**Instructions for the task**.
Starting at the top of the listing, extract every line up to and including the one with "175, 182, 187]". Pictures stay out of the copy.

**Provided material**.

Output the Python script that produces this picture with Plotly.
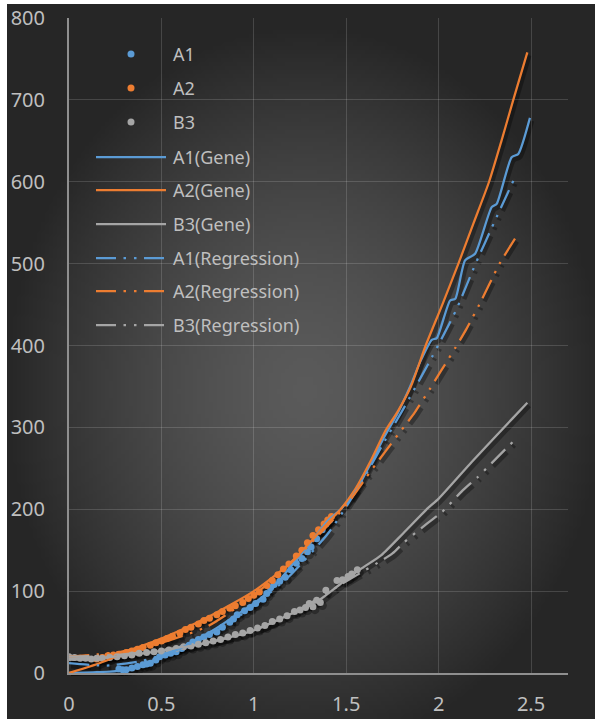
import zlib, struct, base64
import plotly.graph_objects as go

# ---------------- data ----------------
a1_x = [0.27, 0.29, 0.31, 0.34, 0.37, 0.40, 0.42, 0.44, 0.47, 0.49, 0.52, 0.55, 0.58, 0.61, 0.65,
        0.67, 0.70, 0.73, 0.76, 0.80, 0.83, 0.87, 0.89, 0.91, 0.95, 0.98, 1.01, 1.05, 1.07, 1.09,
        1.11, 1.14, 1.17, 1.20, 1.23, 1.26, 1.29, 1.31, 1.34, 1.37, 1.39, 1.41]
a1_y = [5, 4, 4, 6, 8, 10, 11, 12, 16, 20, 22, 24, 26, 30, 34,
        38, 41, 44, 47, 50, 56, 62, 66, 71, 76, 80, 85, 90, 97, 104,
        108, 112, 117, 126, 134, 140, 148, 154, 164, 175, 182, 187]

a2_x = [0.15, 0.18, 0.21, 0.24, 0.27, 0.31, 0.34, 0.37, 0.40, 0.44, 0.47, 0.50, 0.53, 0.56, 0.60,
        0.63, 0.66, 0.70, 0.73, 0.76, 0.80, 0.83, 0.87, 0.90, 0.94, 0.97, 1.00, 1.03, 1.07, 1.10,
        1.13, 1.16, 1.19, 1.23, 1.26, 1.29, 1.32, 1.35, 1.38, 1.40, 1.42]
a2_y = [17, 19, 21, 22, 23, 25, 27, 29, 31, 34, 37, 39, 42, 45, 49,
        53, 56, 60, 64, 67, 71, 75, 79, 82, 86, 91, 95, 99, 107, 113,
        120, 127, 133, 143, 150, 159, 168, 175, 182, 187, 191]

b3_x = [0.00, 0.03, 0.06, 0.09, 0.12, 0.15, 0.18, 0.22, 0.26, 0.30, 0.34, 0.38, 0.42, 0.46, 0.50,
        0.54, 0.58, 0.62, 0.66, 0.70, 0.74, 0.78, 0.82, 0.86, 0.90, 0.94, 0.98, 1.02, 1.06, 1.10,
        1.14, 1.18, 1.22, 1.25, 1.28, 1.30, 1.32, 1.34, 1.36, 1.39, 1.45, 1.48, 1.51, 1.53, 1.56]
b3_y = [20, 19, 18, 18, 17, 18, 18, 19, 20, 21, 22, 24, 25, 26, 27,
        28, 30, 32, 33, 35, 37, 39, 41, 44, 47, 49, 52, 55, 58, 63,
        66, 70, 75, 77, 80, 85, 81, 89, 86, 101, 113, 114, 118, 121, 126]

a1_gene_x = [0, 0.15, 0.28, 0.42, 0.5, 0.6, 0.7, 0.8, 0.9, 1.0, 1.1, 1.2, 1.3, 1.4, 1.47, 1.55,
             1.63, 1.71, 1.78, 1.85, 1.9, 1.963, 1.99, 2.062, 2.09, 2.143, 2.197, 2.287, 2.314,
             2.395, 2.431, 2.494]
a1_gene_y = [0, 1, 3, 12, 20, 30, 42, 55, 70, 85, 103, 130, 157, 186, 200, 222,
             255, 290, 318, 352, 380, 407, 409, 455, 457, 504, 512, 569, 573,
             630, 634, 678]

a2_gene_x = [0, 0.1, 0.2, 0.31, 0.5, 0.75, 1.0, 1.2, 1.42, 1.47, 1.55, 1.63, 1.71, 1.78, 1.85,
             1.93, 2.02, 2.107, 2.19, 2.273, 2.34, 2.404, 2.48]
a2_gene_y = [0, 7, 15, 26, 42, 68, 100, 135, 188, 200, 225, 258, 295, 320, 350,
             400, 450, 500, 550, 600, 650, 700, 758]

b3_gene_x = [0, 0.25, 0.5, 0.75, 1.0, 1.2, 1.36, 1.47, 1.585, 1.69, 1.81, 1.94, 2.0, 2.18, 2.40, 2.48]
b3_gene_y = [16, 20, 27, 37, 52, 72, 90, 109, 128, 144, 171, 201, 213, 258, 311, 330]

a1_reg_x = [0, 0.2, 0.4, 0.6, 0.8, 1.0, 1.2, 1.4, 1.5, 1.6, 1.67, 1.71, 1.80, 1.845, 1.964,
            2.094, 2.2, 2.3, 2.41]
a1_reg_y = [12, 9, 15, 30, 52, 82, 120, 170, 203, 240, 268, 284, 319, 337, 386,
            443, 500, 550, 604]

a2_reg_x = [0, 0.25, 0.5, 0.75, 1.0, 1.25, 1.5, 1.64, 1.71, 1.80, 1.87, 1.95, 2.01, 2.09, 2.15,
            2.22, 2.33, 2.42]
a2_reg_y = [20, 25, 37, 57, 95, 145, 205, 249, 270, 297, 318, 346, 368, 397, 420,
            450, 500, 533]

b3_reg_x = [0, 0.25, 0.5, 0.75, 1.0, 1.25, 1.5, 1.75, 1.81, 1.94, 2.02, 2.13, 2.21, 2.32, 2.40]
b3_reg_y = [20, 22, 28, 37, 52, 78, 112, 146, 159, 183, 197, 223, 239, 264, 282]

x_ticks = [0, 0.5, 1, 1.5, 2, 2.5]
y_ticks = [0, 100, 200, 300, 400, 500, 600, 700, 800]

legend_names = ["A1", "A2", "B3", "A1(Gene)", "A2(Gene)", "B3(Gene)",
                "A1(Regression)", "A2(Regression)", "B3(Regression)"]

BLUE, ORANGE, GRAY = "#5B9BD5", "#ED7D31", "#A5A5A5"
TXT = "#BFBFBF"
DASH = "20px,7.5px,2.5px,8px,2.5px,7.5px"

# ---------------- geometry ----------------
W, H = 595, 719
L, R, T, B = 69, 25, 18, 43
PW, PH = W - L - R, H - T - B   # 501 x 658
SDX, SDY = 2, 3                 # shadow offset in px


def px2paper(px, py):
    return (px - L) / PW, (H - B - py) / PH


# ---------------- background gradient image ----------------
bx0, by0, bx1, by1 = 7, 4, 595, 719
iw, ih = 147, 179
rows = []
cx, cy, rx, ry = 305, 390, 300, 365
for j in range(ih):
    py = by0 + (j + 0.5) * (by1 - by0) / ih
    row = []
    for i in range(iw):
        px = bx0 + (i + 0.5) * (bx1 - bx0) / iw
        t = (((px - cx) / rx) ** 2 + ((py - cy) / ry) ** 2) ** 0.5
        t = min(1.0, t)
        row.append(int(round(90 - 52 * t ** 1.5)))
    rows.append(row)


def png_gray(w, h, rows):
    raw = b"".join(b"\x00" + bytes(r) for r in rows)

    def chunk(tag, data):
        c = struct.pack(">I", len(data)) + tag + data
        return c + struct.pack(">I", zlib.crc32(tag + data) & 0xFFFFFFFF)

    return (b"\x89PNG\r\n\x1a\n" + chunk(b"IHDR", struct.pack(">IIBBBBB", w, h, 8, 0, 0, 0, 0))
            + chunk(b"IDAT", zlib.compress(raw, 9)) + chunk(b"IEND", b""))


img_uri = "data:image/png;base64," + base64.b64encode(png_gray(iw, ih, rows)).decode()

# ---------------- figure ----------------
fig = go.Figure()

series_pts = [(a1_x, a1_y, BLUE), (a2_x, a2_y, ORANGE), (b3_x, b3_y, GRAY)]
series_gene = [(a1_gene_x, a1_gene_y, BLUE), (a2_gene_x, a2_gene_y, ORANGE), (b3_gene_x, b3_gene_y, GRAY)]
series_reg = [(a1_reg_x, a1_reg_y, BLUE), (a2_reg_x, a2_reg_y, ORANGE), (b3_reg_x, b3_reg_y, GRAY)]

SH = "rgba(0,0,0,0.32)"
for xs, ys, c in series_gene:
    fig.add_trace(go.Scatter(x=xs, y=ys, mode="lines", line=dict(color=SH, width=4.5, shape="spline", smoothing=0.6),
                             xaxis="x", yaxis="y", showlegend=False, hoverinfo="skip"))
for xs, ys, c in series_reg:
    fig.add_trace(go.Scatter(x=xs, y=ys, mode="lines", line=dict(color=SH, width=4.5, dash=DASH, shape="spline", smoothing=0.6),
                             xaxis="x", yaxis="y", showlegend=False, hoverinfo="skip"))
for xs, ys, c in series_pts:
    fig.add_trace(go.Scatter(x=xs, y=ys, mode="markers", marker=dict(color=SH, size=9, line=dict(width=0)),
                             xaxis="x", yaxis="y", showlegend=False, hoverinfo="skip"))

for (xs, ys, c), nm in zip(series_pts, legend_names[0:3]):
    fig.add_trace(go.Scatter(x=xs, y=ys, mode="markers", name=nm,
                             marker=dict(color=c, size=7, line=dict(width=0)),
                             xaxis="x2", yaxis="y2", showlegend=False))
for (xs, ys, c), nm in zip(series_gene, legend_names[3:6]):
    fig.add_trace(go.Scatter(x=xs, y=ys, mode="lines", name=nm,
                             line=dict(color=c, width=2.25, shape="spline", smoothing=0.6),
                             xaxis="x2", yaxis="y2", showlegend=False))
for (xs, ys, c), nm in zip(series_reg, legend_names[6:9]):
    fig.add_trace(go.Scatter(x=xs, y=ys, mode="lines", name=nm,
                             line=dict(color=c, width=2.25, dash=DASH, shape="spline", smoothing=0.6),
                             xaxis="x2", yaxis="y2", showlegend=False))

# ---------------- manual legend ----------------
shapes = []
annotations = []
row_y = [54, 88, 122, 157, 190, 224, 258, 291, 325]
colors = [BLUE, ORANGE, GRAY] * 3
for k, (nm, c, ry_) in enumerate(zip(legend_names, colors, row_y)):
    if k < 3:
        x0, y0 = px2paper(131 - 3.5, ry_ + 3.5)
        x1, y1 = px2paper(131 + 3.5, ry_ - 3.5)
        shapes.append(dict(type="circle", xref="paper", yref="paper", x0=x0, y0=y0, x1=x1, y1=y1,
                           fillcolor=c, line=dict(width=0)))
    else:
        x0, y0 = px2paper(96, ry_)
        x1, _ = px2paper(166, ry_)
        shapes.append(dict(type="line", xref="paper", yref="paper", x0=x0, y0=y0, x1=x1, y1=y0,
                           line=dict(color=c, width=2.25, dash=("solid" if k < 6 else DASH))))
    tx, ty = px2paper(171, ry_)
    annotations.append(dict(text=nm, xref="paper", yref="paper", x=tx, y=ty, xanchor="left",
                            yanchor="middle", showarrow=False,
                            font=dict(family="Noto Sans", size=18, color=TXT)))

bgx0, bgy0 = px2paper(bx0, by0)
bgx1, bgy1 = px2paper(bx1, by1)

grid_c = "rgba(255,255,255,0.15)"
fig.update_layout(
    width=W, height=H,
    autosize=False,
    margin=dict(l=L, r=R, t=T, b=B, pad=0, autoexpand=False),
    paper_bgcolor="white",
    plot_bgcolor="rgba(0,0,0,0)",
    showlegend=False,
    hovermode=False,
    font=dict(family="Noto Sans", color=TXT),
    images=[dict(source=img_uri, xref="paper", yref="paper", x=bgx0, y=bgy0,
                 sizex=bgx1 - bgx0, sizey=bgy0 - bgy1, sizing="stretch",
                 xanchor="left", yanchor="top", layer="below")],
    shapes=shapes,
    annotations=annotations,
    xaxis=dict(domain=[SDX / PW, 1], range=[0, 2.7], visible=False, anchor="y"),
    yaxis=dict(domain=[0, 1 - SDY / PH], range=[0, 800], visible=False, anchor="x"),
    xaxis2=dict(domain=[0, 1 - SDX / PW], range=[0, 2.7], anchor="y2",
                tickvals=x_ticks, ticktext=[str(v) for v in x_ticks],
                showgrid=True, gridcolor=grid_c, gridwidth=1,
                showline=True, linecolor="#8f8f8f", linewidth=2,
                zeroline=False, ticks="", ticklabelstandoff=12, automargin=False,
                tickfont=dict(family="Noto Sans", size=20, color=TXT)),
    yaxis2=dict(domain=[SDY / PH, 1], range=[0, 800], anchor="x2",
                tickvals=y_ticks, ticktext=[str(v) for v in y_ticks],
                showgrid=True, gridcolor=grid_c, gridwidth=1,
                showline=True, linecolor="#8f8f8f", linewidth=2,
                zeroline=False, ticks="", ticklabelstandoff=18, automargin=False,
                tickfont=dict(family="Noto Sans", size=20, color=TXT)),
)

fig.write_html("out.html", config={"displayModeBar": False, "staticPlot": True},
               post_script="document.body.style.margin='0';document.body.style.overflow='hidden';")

**Solution for this exercise**.
Output the Python script that produces this picture with Plotly.
import zlib, struct, base64
import plotly.graph_objects as go

# ---------------- data ----------------
a1_x = [0.27, 0.29, 0.31, 0.34, 0.37, 0.40, 0.42, 0.44, 0.47, 0.49, 0.52, 0.55, 0.58, 0.61, 0.65,
        0.67, 0.70, 0.73, 0.76, 0.80, 0.83, 0.87, 0.89, 0.91, 0.95, 0.98, 1.01, 1.05, 1.07, 1.09,
        1.11, 1.14, 1.17, 1.20, 1.23, 1.26, 1.29, 1.31, 1.34, 1.37, 1.39, 1.41]
a1_y = [5, 4, 4, 6, 8, 10, 11, 12, 16, 20, 22, 24, 26, 30, 34,
        38, 41, 44, 47, 50, 56, 62, 66, 71, 76, 80, 85, 90, 97, 104,
        108, 112, 117, 126, 134, 140, 148, 154, 164, 175, 182, 187]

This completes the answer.